### Information supplied
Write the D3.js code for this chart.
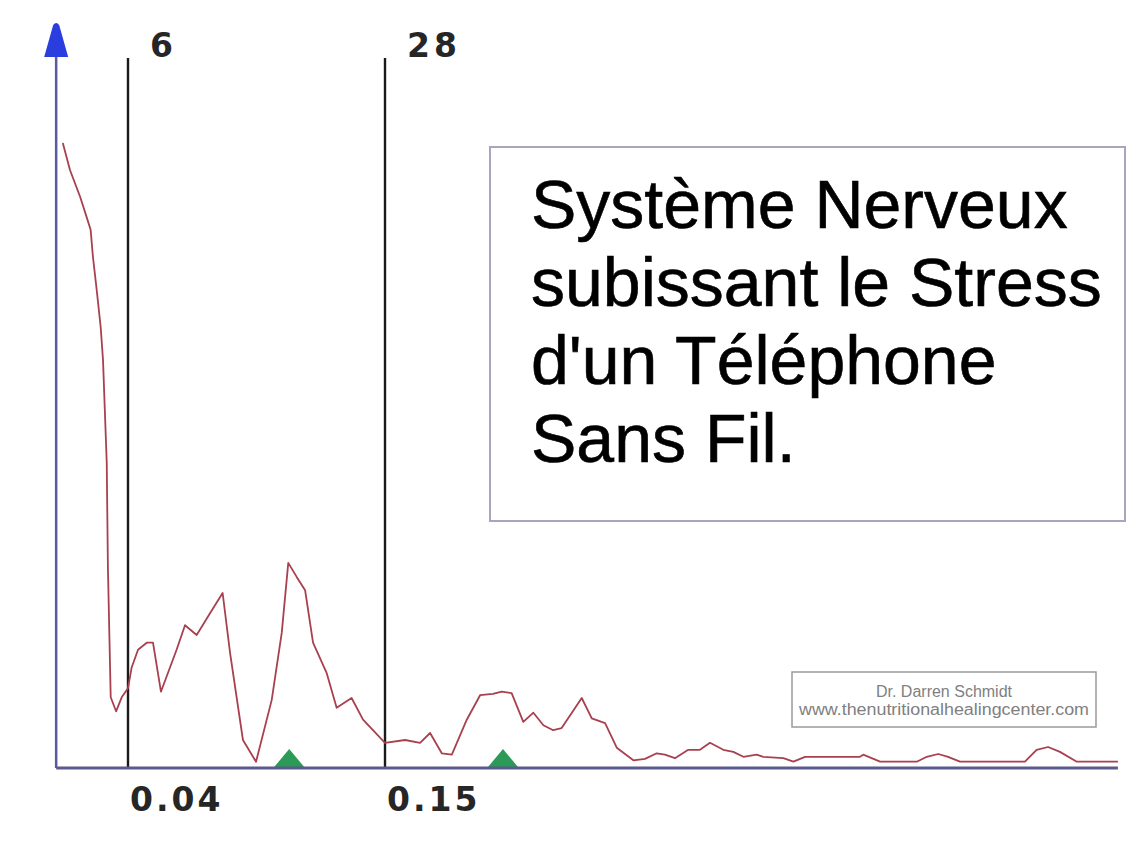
<!DOCTYPE html>
<html>
<head>
<meta charset="utf-8">
<script src="https://cdn.jsdelivr.net/npm/d3@7"></script>
<style>
  html, body { margin: 0; padding: 0; background: #ffffff; }
  svg { display: block; }
</style>
</head>
<body>
<svg id="chart" width="1133" height="854"></svg>
<script>
// ---- data ----
const freqs = [0.0121,0.0152,0.0195,0.0223,0.0240,0.0250,0.0266,0.0283,0.0293,0.0309,0.0314,0.0326,0.0349,0.0373,0.0400,0.0416,0.0443,0.0480,0.0507,0.0541,0.0608,0.0644,0.0694,0.0751,0.0805,0.0837,0.0892,0.0948,0.1015,0.1058,0.1086,0.1122,0.1158,0.1192,0.1250,0.1293,0.1357,0.1406,0.1500,0.1586,0.1650,0.1693,0.1743,0.1786,0.1850,0.1907,0.1962,0.2000,0.2042,0.2092,0.2135,0.2178,0.2220,0.2256,0.2342,0.2385,0.2442,0.2492,0.2563,0.2613,0.2663,0.2698,0.2741,0.2798,0.2848,0.2891,0.2948,0.2991,0.3034,0.3091,0.3119,0.3205,0.3248,0.3298,0.3533,0.3547,0.3619,0.3776,0.3819,0.3868,0.3910,0.3961,0.4239,0.4289,0.4338,0.4389,0.4461,0.4637];
const power = [89.3,85.4,81.6,78.7,76.9,73.0,68.3,63.0,58.3,43.6,28.7,10.1,8.1,10.1,11.4,14.4,16.9,17.9,17.9,10.9,16.9,20.4,19.0,22.1,25.0,16.4,4.0,0.9,9.7,19.3,29.3,27.3,25.4,17.9,13.6,8.6,10.0,6.9,3.6,4.0,3.6,5.0,2.1,1.9,6.9,10.4,10.6,10.9,10.7,6.6,7.9,6.1,5.4,5.7,10.0,7.1,6.4,2.9,1.1,1.3,2.1,1.9,1.4,2.6,2.6,3.6,2.6,2.3,1.6,1.9,1.6,1.4,0.9,1.6,1.6,1.9,0.9,0.9,1.6,2.0,1.6,0.9,0.9,2.6,3.0,2.3,0.9,0.9];
const bandEdges = [0.04, 0.15];
const bandTopLabels = ["6", "28"];
const bandBottomLabels = ["0.04", "0.15"];
const peakMarkers = [0.109, 0.2005];
const freqExtent = [0.00925, 0.4637];
const powerDomain = [0, 100];
const titleLines = ["Système Nerveux", "subissant le Stress", "d'un Téléphone", "Sans Fil."];
const creditLines = ["Dr. Darren Schmidt", "www.thenutritionalhealingcenter.com"];

// ---- scales ----
const x = d3.scaleLinear().domain([0.04, 0.15]).range([128, 385]);
const y = d3.scaleLinear().domain(powerDomain).range([768, 68]);
const svg = d3.select("#chart");

svg.append("rect").attr("width", 1133).attr("height", 854).attr("fill", "#ffffff");

// title box
const tb = svg.append("g");
tb.append("rect").attr("x", 490).attr("y", 147).attr("width", 635).attr("height", 374)
  .attr("fill", "#ffffff").attr("stroke", "#aaa4bd").attr("stroke-width", 2);
tb.selectAll("text").data(titleLines).join("text")
  .attr("x", 531).attr("y", (d, i) => 228 + i * 78)
  .attr("font-family", "Liberation Sans, Arial, sans-serif")
  .attr("font-size", 68).attr("fill", "#000")
  .attr("stroke", "#000").attr("stroke-width", 0.6)
  .text(d => d);

// credit box
const cb = svg.append("g");
cb.append("rect").attr("x", 792).attr("y", 672).attr("width", 304).attr("height", 55)
  .attr("fill", "#ffffff").attr("stroke", "#9a9a9a").attr("stroke-width", 1.5);
cb.selectAll("text").data(creditLines).join("text")
  .attr("x", 944).attr("y", (d, i) => 697 + i * 18)
  .attr("text-anchor", "middle")
  .attr("font-family", "Liberation Sans, Arial, sans-serif")
  .attr("font-size", 16).attr("fill", "#808080")
  .attr("textLength", (d, i) => i === 1 ? 290 : null)
  .attr("lengthAdjust", "spacingAndGlyphs")
  .text(d => d);

// band edge lines
svg.selectAll("line.band").data(bandEdges).join("line")
  .attr("class", "band")
  .attr("x1", d => x(d)).attr("x2", d => x(d))
  .attr("y1", 58).attr("y2", y(0))
  .attr("stroke", "#1a1a1a").attr("stroke-width", 2.4);

// labels
svg.selectAll("text.top").data(bandEdges).join("text")
  .attr("class", "top")
  .attr("x", d => x(d) + 22).attr("y", 57)
  .attr("font-family", "DejaVu Sans, Verdana, sans-serif").attr("font-weight", "bold")
  .attr("font-size", 33).attr("letter-spacing", 4).attr("fill", "#262626")
  .text((d, i) => bandTopLabels[i]);
svg.selectAll("text.bottom").data(bandEdges).join("text")
  .attr("class", "bottom")
  .attr("x", d => x(d) + 2).attr("y", 811)
  .attr("font-family", "DejaVu Sans, Verdana, sans-serif").attr("font-weight", "bold")
  .attr("font-size", 33).attr("letter-spacing", 3).attr("fill", "#262626")
  .text((d, i) => bandBottomLabels[i]);

// curve
const line = d3.line().x((d, i) => x(freqs[i])).y(d => y(d));
svg.append("path").datum(power)
  .attr("d", line)
  .attr("fill", "none").attr("stroke", "#a8404f").attr("stroke-width", 1.8)
  .attr("stroke-linejoin", "round");

// peak markers
svg.selectAll("path.peak").data(peakMarkers).join("path")
  .attr("class", "peak")
  .attr("d", d => { const cx = x(d), b = y(0) - 1; return `M${cx - 15},${b}L${cx},${b - 18}L${cx + 15},${b}Z`; })
  .attr("fill", "#2b9a57");

// axes
svg.append("line")
  .attr("x1", x(freqExtent[0])).attr("x2", x(freqExtent[0]))
  .attr("y1", 55).attr("y2", y(0))
  .attr("stroke", "#5a5aa0").attr("stroke-width", 2.5);
svg.append("line")
  .attr("x1", x(freqExtent[0])).attr("x2", x(freqExtent[1]))
  .attr("y1", y(0)).attr("y2", y(0))
  .attr("stroke", "#5a5a8e").attr("stroke-width", 3);
const ax = x(freqExtent[0]);
svg.append("path")
  .attr("d", `M${ax - 12},57L${ax - 3},25Q${ax},21 ${ax + 3},25L${ax + 12},57Z`)
  .attr("fill", "#2a3ee0");
</script>
</body>
</html>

### Directions
Return all lines containing "chart".

### Exercise solution
Write the D3.js code for this chart.
<svg id="chart" width="1133" height="854"></svg>
const svg = d3.select("#chart");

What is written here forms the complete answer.